In an interview, Maroulis said she was first approached about the project in 2018, the same year she had her first life-changing concussion that January. A wrestling partner’s mother was connected to director Dylan Mulick.

Maroulis agreed to the film in part to help spread mental health awareness in sports. Later, she cried while watching the 2020 HBO film, “The Weight of Gold,” on the mental health challenges that other Olympians faced, because it resonated with her so much.

“When you’re going through something, it sometimes gives you an anchor of hope to know that someone’s been through it before, and they’ve overcome it,” she said.

Maroulis’ comeback story hit a crossroads at the Olympic trials in April 2021, where the winner of a best-of-three finals series in each weight class made Team USA.

Maroulis won the opening match against Jenna Burkert, but then lost the second match. Statistically, a wrestler who loses the second match in a best-of-three series usually loses the third. But Maroulis pinned Burkert just 22 seconds into the rubber match to clinch the Olympic spot.

Shen then revealed that she tore an MCL two weeks earlier.

“They told me I would have to be in a brace for six weeks,” she said then. “I said, ‘I don’t have that. I have two and a half.’”

Maroulis said she later asked the director what would have happened if she didn’t make the team for Tokyo. She was told the film still have been done.

“He had mentioned this isn’t about a sports story or sports comeback story,” Maroulis said. “This is about a human story. And we’re using wrestling as the vehicle to tell this story of overcoming and healing and rediscovering oneself.”

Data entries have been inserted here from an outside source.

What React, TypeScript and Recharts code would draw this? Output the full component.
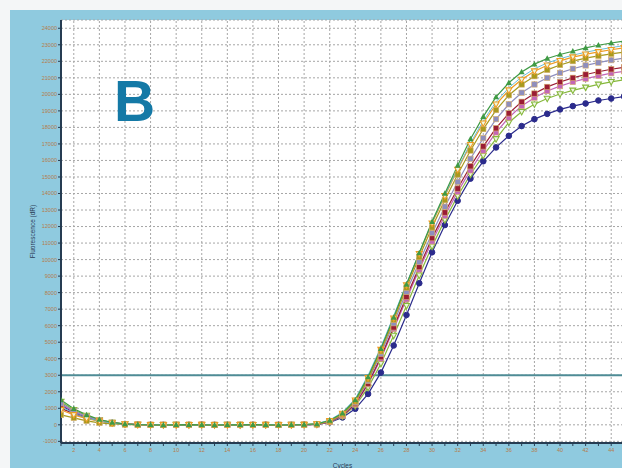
import React from "react";
import {
  LineChart,
  Line,
  XAxis,
  YAxis,
  CartesianGrid,
  ReferenceLine,
} from "recharts";

// cycle numbers on the x axis
const cycles = [
  1, 2, 3, 4, 5, 6, 7, 8, 9, 10, 11, 12, 13, 14, 15, 16, 17, 18, 19, 20, 21, 22,
  23, 24, 25, 26, 27, 28, 29, 30, 31, 32, 33, 34, 35, 36, 37, 38, 39, 40, 41, 42,
  43, 44, 45,
];
const xLabelTicks = [2, 4, 6, 8, 10, 12, 14, 16, 18, 20, 22, 24, 26, 28, 30, 32, 34, 36, 38, 40, 42, 44];
const yTicks = [
  -1000, 0, 1000, 2000, 3000, 4000, 5000, 6000, 7000, 8000, 9000, 10000, 11000,
  12000, 13000, 14000, 15000, 16000, 17000, 18000, 19000, 20000, 21000, 22000,
  23000, 24000,
];
const threshold = 3000;

// fluorescence (dR) per well
const green = [1500, 970, 600, 320, 150, 60, 20, 0, -10, 0, 10, 0, -10, 0, 0, 10, 0, -10, 0, 20, 60, 260, 700, 1500, 2900, 4600, 6500, 8500, 10400, 12300, 14000, 15700, 17300, 18650, 19850, 20700, 21350, 21830, 22170, 22410, 22610, 22810, 22970, 23110, 23230];
const cyan = [1100, 700, 420, 230, 100, 30, 10, 0, 0, 0, -10, 0, 10, 0, 0, -10, 0, 10, 0, 0, 70, 290, 760, 1580, 3000, 4700, 6600, 8550, 10400, 12250, 13900, 15500, 17050, 18400, 19550, 20400, 21050, 21550, 21900, 22160, 22370, 22550, 22700, 22830, 22950];
const orange = [900, 600, 380, 220, 110, 40, 10, 0, 0, -10, 0, 10, 0, -10, 0, 0, 10, 0, -10, 10, 50, 240, 680, 1480, 2850, 4550, 6450, 8450, 10350, 12200, 13850, 15450, 16950, 18250, 19400, 20250, 20900, 21400, 21760, 22030, 22250, 22420, 22570, 22700, 22810];
const olive = [600, 420, 240, 120, 60, 20, 0, -10, 0, 0, 10, 0, -10, 0, 10, 0, 0, -10, 0, 10, 40, 220, 640, 1420, 2750, 4450, 6350, 8300, 10150, 11950, 13600, 15150, 16600, 17900, 19050, 19950, 20600, 21100, 21480, 21780, 22010, 22190, 22330, 22450, 22560];
const lavender = [1300, 850, 500, 280, 130, 50, 20, 0, 10, 0, -10, 0, 0, 10, 0, -10, 0, 0, 10, 0, 40, 210, 610, 1350, 2650, 4300, 6150, 8050, 9850, 11600, 13200, 14700, 16100, 17350, 18500, 19400, 20100, 20600, 21000, 21300, 21550, 21750, 21920, 22070, 22190];
const maroon = [1000, 680, 420, 230, 110, 40, 10, 0, 0, 10, 0, -10, 0, 0, 10, 0, -10, 0, 0, 10, 30, 190, 570, 1270, 2500, 4100, 5900, 7750, 9550, 11300, 12850, 14300, 15650, 16850, 17950, 18850, 19550, 20050, 20450, 20750, 21000, 21200, 21370, 21520, 21640];
const pink = [1250, 800, 480, 260, 120, 40, 10, 0, -10, 0, 0, 10, 0, -10, 0, 10, 0, 0, -10, 0, 30, 180, 550, 1230, 2450, 4000, 5800, 7600, 9400, 11100, 12650, 14100, 15400, 16600, 17700, 18600, 19300, 19800, 20200, 20500, 20750, 20950, 21120, 21280, 21400];
const lime = [1400, 900, 560, 300, 140, 50, 20, 0, 0, 10, 0, -10, 0, 10, 0, 0, -10, 0, 10, 0, 30, 170, 520, 1150, 2250, 3700, 5400, 7200, 9050, 10800, 12400, 13850, 15150, 16300, 17300, 18300, 18950, 19400, 19750, 20020, 20240, 20420, 20600, 20760, 20880];
const navy = [1200, 750, 450, 250, 120, 50, 20, 0, 0, -10, 0, 10, 0, 0, -10, 0, 10, 0, 0, 10, 30, 150, 450, 970, 1870, 3160, 4800, 6650, 8570, 10440, 12090, 13560, 14900, 15950, 16790, 17490, 18080, 18500, 18820, 19090, 19290, 19450, 19630, 19750, 19870];

const series = [
  { key: "navy", values: navy, color: "#2b2b8c", shape: "circle" },
  { key: "lime", values: lime, color: "#86b83c", shape: "down" },
  { key: "pink", values: pink, color: "#c366b8", shape: "square" },
  { key: "maroon", values: maroon, color: "#9a1c34", shape: "square" },
  { key: "lavender", values: lavender, color: "#8e8ebe", shape: "square" },
  { key: "olive", values: olive, color: "#a89a1e", shape: "square" },
  { key: "orange", values: orange, color: "#ee9c22", shape: "down" },
  { key: "cyan", values: cyan, color: "#58b6d6", shape: "none" },
  { key: "green", values: green, color: "#3f9a44", shape: "up" },
];

const data = cycles.map((c, i) => {
  const row: Record<string, number> = { cycle: c };
  series.forEach((s) => {
    row[s.key] = s.values[i];
  });
  return row;
});

const tickFont = { fontSize: 5.5, fill: "#b57d4c", fontFamily: "Liberation Sans, Arial, sans-serif" };
const gridColor = "#a6a6a6";

function makeDot(shape: string, color: string, name: string) {
  return (props: any) => {
    const { cx, cy, index } = props;
    const k = `${name}-${index}`;
    if (shape === "none" || cx == null || cy == null) return <g key={k} />;
    if (shape === "circle")
      return <circle key={k} cx={cx} cy={cy} r={2.8} fill={color} stroke={color} />;
    if (shape === "square")
      return <rect key={k} x={cx - 2.7} y={cy - 2.7} width={5.4} height={5.4} fill={color} stroke="#d8b070" strokeWidth={0.6} />;
    if (shape === "up")
      return <path key={k} d={`M${cx},${cy - 3.2}L${cx + 3},${cy + 2.3}L${cx - 3},${cy + 2.3}Z`} fill={color} />;
    return <path key={k} d={`M${cx},${cy + 3.2}L${cx + 3},${cy - 2.3}L${cx - 3},${cy - 2.3}Z`} fill="#eef6e0" stroke={color} strokeWidth={1.1} />;
  };
}

export default function App() {
  return (
    <div
      style={{
        position: "absolute",
        left: 0,
        top: 0,
        width: 622,
        height: 468,
        overflow: "hidden",
        background: "#f4f6f7",
        fontFamily: "Liberation Sans, Arial, sans-serif",
      }}
    >
      <div
        style={{
          position: "absolute",
          left: 10,
          top: 10,
          width: 640,
          height: 470,
          background: "#8fcadf",
        }}
      />
      <div style={{ position: "absolute", left: 0, top: 0 }}>
        <LineChart
          width={640}
          height={468}
          data={data}
          margin={{ top: 20, right: 16, bottom: 0, left: 0 }}
        >
          <CartesianGrid
            vertical={false}
            stroke={gridColor}
            strokeDasharray="2 2"
            fill="#ffffff"
            fillOpacity={1}
          />
          {xLabelTicks.map((t) => (
            <ReferenceLine key={`v${t}`} x={t} stroke={gridColor} strokeDasharray="2 2" />
          ))}
          <XAxis
            dataKey="cycle"
            type="number"
            domain={[1, 45]}
            ticks={cycles}
            interval={0}
            tickFormatter={(v) => (v % 2 === 0 ? String(v) : "")}
            height={25}
            tickSize={3}
            tickMargin={2}
            tick={tickFont}
            axisLine={{ stroke: "#263c52", strokeWidth: 2 }}
            tickLine={{ stroke: "#263c52" }}
            allowDataOverflow
            label={{
              value: "Cycles",
              position: "insideBottom",
              offset: 0,
              fontSize: 6.5,
              fill: "#2a3a55",
            }}
          />
          <YAxis
            type="number"
            domain={[-1100, 24500]}
            ticks={yTicks}
            interval={0}
            width={61}
            tickSize={3}
            tickMargin={1}
            tick={tickFont}
            axisLine={{ stroke: "#263c52", strokeWidth: 2 }}
            tickLine={{ stroke: "#263c52" }}
            allowDataOverflow
            label={{
              value: "Fluorescence (dR)",
              angle: -90,
              position: "center",
              dx: 2,
              fontSize: 6.5,
              fill: "#2a3a55",
            }}
          />
          <ReferenceLine y={threshold} stroke="#4f8c96" strokeWidth={2} />
          {series.map((s) => (
            <Line
              key={s.key}
              dataKey={s.key}
              type="linear"
              stroke={s.color}
              strokeWidth={s.shape === "none" ? 0.9 : 1.2}
              dot={makeDot(s.shape, s.color, s.key)}
              activeDot={false}
              isAnimationActive={false}
            />
          ))}
        </LineChart>
      </div>
      <div
        style={{
          position: "absolute",
          left: 114,
          top: 73,
          fontSize: 57,
          lineHeight: 1,
          fontWeight: 700,
          color: "#1479a6",
          fontFamily: "Liberation Sans, Arial, sans-serif",
        }}
      >
        B
      </div>
    </div>
  );
}
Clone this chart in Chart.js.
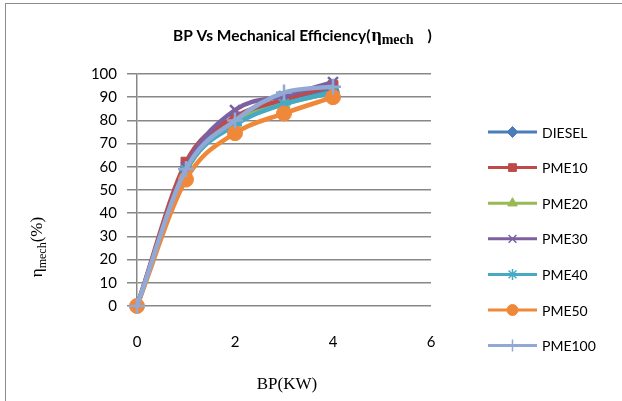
<!DOCTYPE html>
<html>
<head>
<meta charset="utf-8">
<script src="https://cdn.jsdelivr.net/npm/chart.js@4/dist/chart.umd.min.js"></script>
<style>
  html, body { margin: 0; padding: 0; background: #fff; }
  #wrap { position: absolute; left: 0; top: 0; width: 622px; height: 401px; }
</style>
</head>
<body>
<div id="wrap"><canvas id="c" width="622" height="401"></canvas></div>
<script>
// values
const bp = [0, 1, 2, 3, 4];
const diesel = [0, 60, 80, 88.5, 93];
const pme10 = [0, 62, 81.5, 89, 95];
const pme20 = [0, 58, 79, 87, 92];
const pme30 = [0, 60, 84.5, 90.5, 96.5];
const pme40 = [0, 58.5, 78, 87, 92];
const pme50 = [0, 54.5, 74.5, 83, 90];
const pme100 = [0, 59, 80, 92, 94.5];

const seriesNames = ['DIESEL', 'PME10', 'PME20', 'PME30', 'PME40', 'PME50', 'PME100'];
const seriesValues = [diesel, pme10, pme20, pme30, pme40, pme50, pme100];
const seriesColors = ['#4A7EBB', '#BE4B48', '#98B954', '#7D60A0', '#46AAC5', '#F0883A', '#91A9D4'];
const markers = ['rectRot', 'rect', 'triangle', 'crossRot', 'star', 'circle', 'cross'];
const markerSize = [6, 7, 7, 7, 7, 7.5, 8];

const yTicks = [0, 10, 20, 30, 40, 50, 60, 70, 80, 90, 100];
const xTicks = [0, 2, 4, 6];

const GRID = '#878787';
const SANS = "Lato, 'Open Sans', sans-serif";
const SERIF = "'Liberation Serif', 'DejaVu Serif', serif";

const datasets = seriesNames.map((name, i) => ({
    label: name,
    data: bp.map((x, j) => ({ x, y: seriesValues[i][j] })),
    borderColor: seriesColors[i],
    backgroundColor: seriesColors[i],
    pointBorderColor: seriesColors[i],
    pointBackgroundColor: seriesColors[i],
    pointStyle: markers[i],
    pointRadius: markerSize[i],
    pointBorderWidth: (markers[i] === 'crossRot' || markers[i] === 'star' || markers[i] === 'cross') ? 2.5 : 1,
    borderWidth: 4.5,
    cubicInterpolationMode: 'monotone',
    clip: false,
    order: seriesNames.length - i
}));

// title, axis titles, legend and frame are drawn here
const decor = {
    id: 'decor',
    afterDraw(chart) {
        const ctx = chart.ctx;
        ctx.save();

        // outer frame
        ctx.strokeStyle = '#8c8c8c';
        ctx.lineWidth = 1;
        ctx.strokeRect(5.5, 3.5, 640, 420);

        // title
        ctx.fillStyle = '#000';
        ctx.textBaseline = 'alphabetic';
        ctx.textAlign = 'left';
        let tx = 173, ty = 41;
        ctx.font = "bold 15.5px " + SANS;
        const t1 = 'BP Vs Mechanical Efficiency(';
        ctx.fillText(t1, tx, ty);
        tx += ctx.measureText(t1).width + 1;
        ctx.font = "bold 18px " + SERIF;
        ctx.fillText('\u03b7', tx, ty);
        tx += ctx.measureText('\u03b7').width;
        ctx.font = "bold 14px " + SERIF;
        ctx.fillText('mech', tx, ty + 3);
        tx += ctx.measureText('mech').width + 14;
        ctx.font = "bold 15.5px " + SANS;
        ctx.fillText(')', tx, ty);

        // x axis title
        ctx.font = "17px " + SERIF;
        ctx.textAlign = 'center';
        ctx.fillText('BP(KW)', 287, 389);

        // y axis title
        ctx.save();
        ctx.translate(42, 247);
        ctx.rotate(-Math.PI / 2);
        ctx.textAlign = 'left';
        ctx.font = "17px " + SERIF;
        const w1 = ctx.measureText('\u03b7').width;
        ctx.font = "12px " + SERIF;
        const w2 = ctx.measureText('mech').width;
        ctx.font = "17px " + SERIF;
        const w3 = ctx.measureText('(%)').width;
        let lx = -(w1 + w2 + w3) / 2;
        ctx.fillText('\u03b7', lx, 0);
        lx += w1;
        ctx.font = "12px " + SERIF;
        ctx.fillText('mech', lx, 4);
        lx += w2;
        ctx.font = "17px " + SERIF;
        ctx.fillText('(%)', lx, 0);
        ctx.restore();

        // legend
        ctx.font = "14px " + SANS;
        ctx.textAlign = 'left';
        ctx.textBaseline = 'middle';
        chart.data.datasets.forEach((ds, i) => {
            const y = 132 + i * 35.6;
            ctx.strokeStyle = ds.borderColor;
            ctx.lineWidth = 3;
            ctx.beginPath();
            ctx.moveTo(488, y);
            ctx.lineTo(537, y);
            ctx.stroke();
            ctx.fillStyle = ds.borderColor;
            const thin = ['crossRot', 'star', 'cross'].includes(ds.pointStyle);
            ctx.lineWidth = thin ? 1.5 : 1;
            Chart.helpers.drawPoint(ctx, {
                pointStyle: ds.pointStyle,
                radius: ds.pointStyle === 'cross' ? 6 : 5.5,
                rotation: 0,
                borderWidth: ctx.lineWidth
            }, 512.5, y);
            ctx.fillStyle = '#000';
            ctx.fillText(ds.label, 542, y + 1);
        });

        ctx.restore();
    }
};

new Chart(document.getElementById('c'), {
    type: 'line',
    data: { datasets },
    options: {
        responsive: false,
        animation: false,
        events: [],
        layout: { padding: { left: 0, top: 74, right: 191, bottom: 0 } },
        plugins: {
            legend: { display: false },
            tooltip: { enabled: false },
            title: { display: false }
        },
        scales: {
            x: {
                type: 'linear',
                min: 0,
                max: 6,
                afterFit: s => { s.height = 95; },
                afterBuildTicks: s => { s.ticks = xTicks.map(v => ({ value: v })); },
                grid: { display: false, drawTicks: false },
                border: { display: false },
                ticks: { color: '#000', padding: 27, font: { family: SANS, size: 15 } }
            },
            y: {
                min: 0,
                max: 100,
                afterFit: s => { s.width = 137; },
                afterBuildTicks: s => { s.ticks = yTicks.map(v => ({ value: v })); },
                grid: { color: GRID, lineWidth: 1.5, tickLength: 10, tickColor: GRID },
                border: { color: GRID, width: 1.5 },
                ticks: { color: '#000', padding: 10, font: { family: SANS, size: 15 } }
            }
        }
    },
    plugins: [decor]
});
</script>
</body>
</html>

Maroulis said she was told that, during filming, the project was pitched to the production company of actor Chris Pratt, who wrestled in high school in Washington. Pratt signed on as a producer.

“Wrestling has made an impact on his life, and so he wants to support these kinds of stories,” said Maroulis, who appeared at last month’s Santa Barbara Film Festival with Pratt.

Pratt said he knew about Maroulis before learning about the film, which he said “needed a little help to get it over the finish line,” according to a public relations company promoting the film.

The film also highlights the rest of the six-woman U.S. Olympic wrestling team in Tokyo. Four of the six won a medal, including Tamyra Mensah-Stock‘s gold.

“I was excited to be part of, not just (Maroulis’) incredible story, but also helping to further advance wrestling and, in particular, female wrestling,” Pratt said, according to responses provided by the PR company from submitted questions. “To me, the most compelling part of Helen’s story is the example of what life looks like after a person wins a gold medal. The inevitable comedown, the trauma around her injuries, the PTSD, the drive to continue that is what makes her who she is.”

Maroulis, who now trains in Arizona, hopes to qualify for this year’s world championships and next year’s Olympics.

“I try to treat every Games as my last,” she said. “Now I’m leaning toward being done [after 2024], but never say never.”